__CHALLENGE__. Exclude the pictures and reproduce the remaining data exactly as written.

--- start of MATERIAL PROVIDED ---

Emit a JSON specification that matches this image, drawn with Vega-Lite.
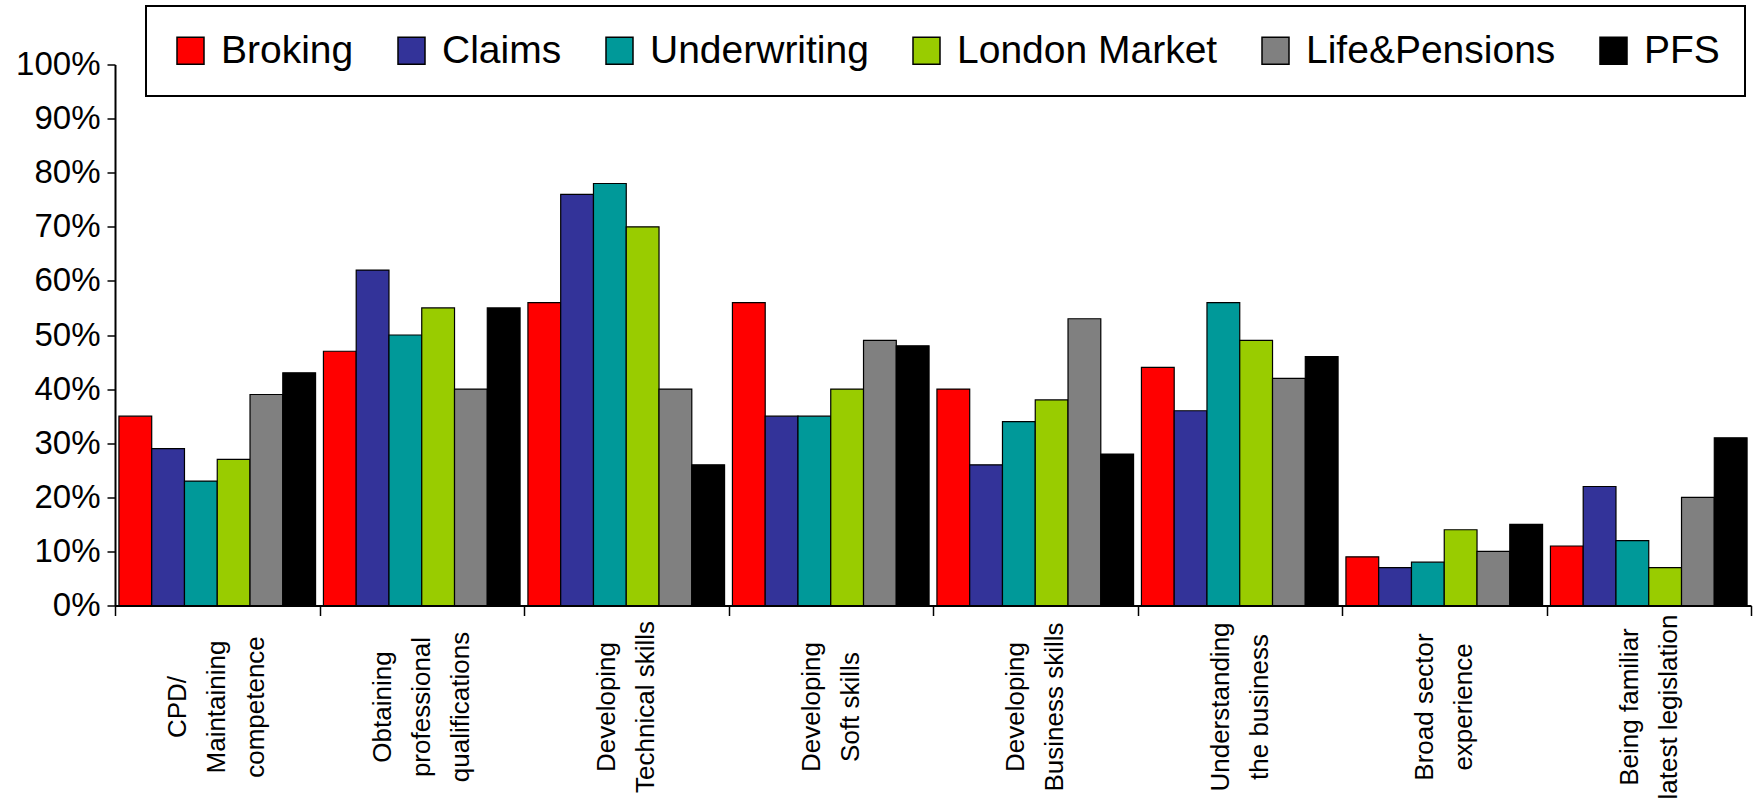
{
  "$schema": "https://vega.github.io/schema/vega-lite/v6.json",
  "width": 1636,
  "height": 541,
  "autosize": {"type": "none"},
  "padding": {"left": 115, "top": 64.5, "right": 7, "bottom": 202.5},
  "background": "white",
  "config": {
    "view": {"stroke": null},
    "axis": {"domainColor": "black", "tickColor": "black", "labelColor": "black", "grid": false},
    "legend": {"strokeWidth": 2}
  },
  "data": {
    "values": [
      {"skill": "CPD/|Maintaining|competence", "group": "Broking", "pct": 35},
      {"skill": "CPD/|Maintaining|competence", "group": "Claims", "pct": 29},
      {"skill": "CPD/|Maintaining|competence", "group": "Underwriting", "pct": 23},
      {"skill": "CPD/|Maintaining|competence", "group": "London Market", "pct": 27},
      {"skill": "CPD/|Maintaining|competence", "group": "Life&Pensions", "pct": 39},
      {"skill": "CPD/|Maintaining|competence", "group": "PFS", "pct": 43},
      {"skill": "Obtaining|professional|qualifications", "group": "Broking", "pct": 47},
      {"skill": "Obtaining|professional|qualifications", "group": "Claims", "pct": 62},
      {"skill": "Obtaining|professional|qualifications", "group": "Underwriting", "pct": 50},
      {"skill": "Obtaining|professional|qualifications", "group": "London Market", "pct": 55},
      {"skill": "Obtaining|professional|qualifications", "group": "Life&Pensions", "pct": 40},
      {"skill": "Obtaining|professional|qualifications", "group": "PFS", "pct": 55},
      {"skill": "Developing|Technical skills", "group": "Broking", "pct": 56},
      {"skill": "Developing|Technical skills", "group": "Claims", "pct": 76},
      {"skill": "Developing|Technical skills", "group": "Underwriting", "pct": 78},
      {"skill": "Developing|Technical skills", "group": "London Market", "pct": 70},
      {"skill": "Developing|Technical skills", "group": "Life&Pensions", "pct": 40},
      {"skill": "Developing|Technical skills", "group": "PFS", "pct": 26},
      {"skill": "Developing|Soft skills", "group": "Broking", "pct": 56},
      {"skill": "Developing|Soft skills", "group": "Claims", "pct": 35},
      {"skill": "Developing|Soft skills", "group": "Underwriting", "pct": 35},
      {"skill": "Developing|Soft skills", "group": "London Market", "pct": 40},
      {"skill": "Developing|Soft skills", "group": "Life&Pensions", "pct": 49},
      {"skill": "Developing|Soft skills", "group": "PFS", "pct": 48},
      {"skill": "Developing|Business skills", "group": "Broking", "pct": 40},
      {"skill": "Developing|Business skills", "group": "Claims", "pct": 26},
      {"skill": "Developing|Business skills", "group": "Underwriting", "pct": 34},
      {"skill": "Developing|Business skills", "group": "London Market", "pct": 38},
      {"skill": "Developing|Business skills", "group": "Life&Pensions", "pct": 53},
      {"skill": "Developing|Business skills", "group": "PFS", "pct": 28},
      {"skill": "Understanding|the business", "group": "Broking", "pct": 44},
      {"skill": "Understanding|the business", "group": "Claims", "pct": 36},
      {"skill": "Understanding|the business", "group": "Underwriting", "pct": 56},
      {"skill": "Understanding|the business", "group": "London Market", "pct": 49},
      {"skill": "Understanding|the business", "group": "Life&Pensions", "pct": 42},
      {"skill": "Understanding|the business", "group": "PFS", "pct": 46},
      {"skill": "Broad sector|experience", "group": "Broking", "pct": 9},
      {"skill": "Broad sector|experience", "group": "Claims", "pct": 7},
      {"skill": "Broad sector|experience", "group": "Underwriting", "pct": 8},
      {"skill": "Broad sector|experience", "group": "London Market", "pct": 14},
      {"skill": "Broad sector|experience", "group": "Life&Pensions", "pct": 10},
      {"skill": "Broad sector|experience", "group": "PFS", "pct": 15},
      {"skill": "Being familiar|latest legislation", "group": "Broking", "pct": 11},
      {"skill": "Being familiar|latest legislation", "group": "Claims", "pct": 22},
      {"skill": "Being familiar|latest legislation", "group": "Underwriting", "pct": 12},
      {"skill": "Being familiar|latest legislation", "group": "London Market", "pct": 7},
      {"skill": "Being familiar|latest legislation", "group": "Life&Pensions", "pct": 20},
      {"skill": "Being familiar|latest legislation", "group": "PFS", "pct": 31}
    ]
  },
  "mark": {"type": "bar", "stroke": "black", "strokeWidth": 1.2, "opacity": 1},
  "encoding": {
    "x": {
      "field": "skill",
      "type": "nominal",
      "sort": null,
      "scale": {"paddingInner": 0, "paddingOuter": 0},
      "axis": {
        "title": null,
        "tickBand": "extent",
        "labelExpr": "split(datum.label, '|')",
        "labelAngle": -90,
        "labelAlign": "center",
        "labelBaseline": {"condition": {"test": "length(split(datum.value, '|')) > 2", "value": "line-bottom"}, "value": "middle"},
        "labelOffset": -19.5,
        "labelFont": "Liberation Sans, Arial, sans-serif",
        "labelFontSize": 26,
        "labelLineHeight": 39,
        "labelPadding": 91,
        "labelLimit": 0,
        "labelOverlap": false,
        "tickSize": 10,
        "tickWidth": 1.5,
        "domainWidth": 2
      }
    },
    "xOffset": {
      "field": "group",
      "type": "nominal",
      "sort": ["Broking", "Claims", "Underwriting", "London Market", "Life&Pensions", "PFS"],
      "scale": {"paddingInner": 0, "paddingOuter": 0.12}
    },
    "y": {
      "field": "pct",
      "type": "quantitative",
      "scale": {"domain": [0, 100], "nice": false},
      "axis": {
        "title": null,
        "values": [0, 10, 20, 30, 40, 50, 60, 70, 80, 90, 100],
        "labelExpr": "datum.value + '%'",
        "labelFont": "Liberation Sans, Arial, sans-serif",
        "labelFontSize": 33,
        "labelPadding": 7,
        "tickSize": 8,
        "tickWidth": 1.5,
        "domainWidth": 2
      }
    },
    "color": {
      "field": "group",
      "type": "nominal",
      "sort": ["Broking", "Claims", "Underwriting", "London Market", "Life&Pensions", "PFS"],
      "scale": {
        "domain": ["Broking", "Claims", "Underwriting", "London Market", "Life&Pensions", "PFS"],
        "range": ["#FF0000", "#333399", "#009999", "#99CC00", "#808080", "#000000"]
      },
      "legend": {
        "title": null,
        "orient": "none",
        "legendX": 31,
        "legendY": -58.5,
        "direction": "horizontal",
        "columns": 6,
        "padding": 25,
        "strokeColor": "black",
        "fillColor": "white",
        "symbolType": "square",
        "symbolSize": 729,
        "symbolStrokeColor": "black",
        "symbolStrokeWidth": 1.5,
        "symbolOpacity": 1,
        "labelFont": "Liberation Sans, Arial, sans-serif",
        "labelFontSize": 39,
        "labelColor": "black",
        "labelOffset": 11,
        "labelLimit": 0,
        "columnPadding": 38
      }
    }
  }
}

--- end of MATERIAL PROVIDED ---

__REPLY TO THE TASK__.
Emit a JSON specification that matches this image, drawn with Vega-Lite.
{
  "$schema": "https://vega.github.io/schema/vega-lite/v6.json",
  "width": 1636,
  "height": 541,
  "autosize": {"type": "none"},
  "padding": {"left": 115, "top": 64.5, "right": 7, "bottom": 202.5},
  "background": "white",
  "config": {
    "view": {"stroke": null},
    "axis": {"domainColor": "black", "tickColor": "black", "labelColor": "black", "grid": false},
    "legend": {"strokeWidth": 2}
  },
  "data": {
    "values": [
      {"skill": "CPD/|Maintaining|competence", "group": "Broking", "pct": 35},
      {"skill": "CPD/|Maintaining|competence", "group": "Claims", "pct": 29},
      {"skill": "CPD/|Maintaining|competence", "group": "Underwriting", "pct": 23},
      {"skill": "CPD/|Maintaining|competence", "group": "London Market", "pct": 27},
      {"skill": "CPD/|Maintaining|competence", "group": "Life&Pensions", "pct": 39},
      {"skill": "CPD/|Maintaining|competence", "group": "PFS", "pct": 43},
      {"skill": "Obtaining|professional|qualifications", "group": "Broking", "pct": 47},
      {"skill": "Obtaining|professional|qualifications", "group": "Claims", "pct": 62},
      {"skill": "Obtaining|professional|qualifications", "group": "Underwriting", "pct": 50},
      {"skill": "Obtaining|professional|qualifications", "group": "London Market", "pct": 55},
      {"skill": "Obtaining|professional|qualifications", "group": "Life&Pensions", "pct": 40},
      {"skill": "Obtaining|professional|qualifications", "group": "PFS", "pct": 55},
      {"skill": "Developing|Technical skills", "group": "Broking", "pct": 56},
      {"skill": "Developing|Technical skills", "group": "Claims", "pct": 76},
      {"skill": "Developing|Technical skills", "group": "Underwriting", "pct": 78},
      {"skill": "Developing|Technical skills", "group": "London Market", "pct": 70},
      {"skill": "Developing|Technical skills", "group": "Life&Pensions", "pct": 40},
      {"skill": "Developing|Technical skills", "group": "PFS", "pct": 26},
      {"skill": "Developing|Soft skills", "group": "Broking", "pct": 56},
      {"skill": "Developing|Soft skills", "group": "Claims", "pct": 35},
      {"skill": "Developing|Soft skills", "group": "Underwriting", "pct": 35},
      {"skill": "Developing|Soft skills", "group": "London Market", "pct": 40},
      {"skill": "Developing|Soft skills", "group": "Life&Pensions", "pct": 49},
      {"skill": "Developing|Soft skills", "group": "PFS", "pct": 48},
      {"skill": "Developing|Business skills", "group": "Broking", "pct": 40},
      {"skill": "Developing|Business skills", "group": "Claims", "pct": 26},
      {"skill": "Developing|Business skills", "group": "Underwriting", "pct": 34},
      {"skill": "Developing|Business skills", "group": "London Market", "pct": 38},
      {"skill": "Developing|Business skills", "group": "Life&Pensions", "pct": 53},
      {"skill": "Developing|Business skills", "group": "PFS", "pct": 28},
      {"skill": "Understanding|the business", "group": "Broking", "pct": 44},
      {"skill": "Understanding|the business", "group": "Claims", "pct": 36},
      {"skill": "Understanding|the business", "group": "Underwriting", "pct": 56},
      {"skill": "Understanding|the business", "group": "London Market", "pct": 49},
      {"skill": "Understanding|the business", "group": "Life&Pensions", "pct": 42},
      {"skill": "Understanding|the business", "group": "PFS", "pct": 46},
      {"skill": "Broad sector|experience", "group": "Broking", "pct": 9},
      {"skill": "Broad sector|experience", "group": "Claims", "pct": 7},
      {"skill": "Broad sector|experience", "group": "Underwriting", "pct": 8},
      {"skill": "Broad sector|experience", "group": "London Market", "pct": 14},
      {"skill": "Broad sector|experience", "group": "Life&Pensions", "pct": 10},
      {"skill": "Broad sector|experience", "group": "PFS", "pct": 15},
      {"skill": "Being familiar|latest legislation", "group": "Broking", "pct": 11},
      {"skill": "Being familiar|latest legislation", "group": "Claims", "pct": 22},
      {"skill": "Being familiar|latest legislation", "group": "Underwriting", "pct": 12},
      {"skill": "Being familiar|latest legislation", "group": "London Market", "pct": 7},
      {"skill": "Being familiar|latest legislation", "group": "Life&Pensions", "pct": 20},
      {"skill": "Being familiar|latest legislation", "group": "PFS", "pct": 31}
    ]
  },
  "mark": {"type": "bar", "stroke": "black", "strokeWidth": 1.2, "opacity": 1},
  "encoding": {
    "x": {
      "field": "skill",
      "type": "nominal",
      "sort": null,
      "scale": {"paddingInner": 0, "paddingOuter": 0},
      "axis": {
        "title": null,
        "tickBand": "extent",
        "labelExpr": "split(datum.label, '|')",
        "labelAngle": -90,
        "labelAlign": "center",
        "labelBaseline": {"condition": {"test": "length(split(datum.value, '|')) > 2", "value": "line-bottom"}, "value": "middle"},
        "labelOffset": -19.5,
        "labelFont": "Liberation Sans, Arial, sans-serif",
        "labelFontSize": 26,
        "labelLineHeight": 39,
        "labelPadding": 91,
        "labelLimit": 0,
        "labelOverlap": false,
        "tickSize": 10,
        "tickWidth": 1.5,
        "domainWidth": 2
      }
    },
    "xOffset": {
      "field": "group",
      "type": "nominal",
      "sort": ["Broking", "Claims", "Underwriting", "London Market", "Life&Pensions", "PFS"],
      "scale": {"paddingInner": 0, "paddingOuter": 0.12}
    },
    "y": {
      "field": "pct",
      "type": "quantitative",
      "scale": {"domain": [0, 100], "nice": false},
      "axis": {
        "title": null,
        "values": [0, 10, 20, 30, 40, 50, 60, 70, 80, 90, 100],
        "labelExpr": "datum.value + '%'",
        "labelFont": "Liberation Sans, Arial, sans-serif",
        "labelFontSize": 33,
        "labelPadding": 7,
        "tickSize": 8,
        "tickWidth": 1.5,
        "domainWidth": 2
      }
    },
    "color": {
      "field": "group",
      "type": "nominal",
      "sort": ["Broking", "Claims", "Underwriting", "London Market", "Life&Pensions", "PFS"],
      "scale": {
        "domain": ["Broking", "Claims", "Underwriting", "London Market", "Life&Pensions", "PFS"],
        "range": ["#FF0000", "#333399", "#009999", "#99CC00", "#808080", "#000000"]
      },
      "legend": {
        "title": null,
        "orient": "none",
        "legendX": 31,
        "legendY": -58.5,
        "direction": "horizontal",
        "columns": 6,
        "padding": 25,
        "strokeColor": "black",
        "fillColor": "white",
        "symbolType": "square",
        "symbolSize": 729,
        "symbolStrokeColor": "black",
        "symbolStrokeWidth": 1.5,
        "symbolOpacity": 1,
        "labelFont": "Liberation Sans, Arial, sans-serif",
        "labelFontSize": 39,
        "labelColor": "black",
        "labelOffset": 11,
        "labelLimit": 0,
        "columnPadding": 38
      }
    }
  }
}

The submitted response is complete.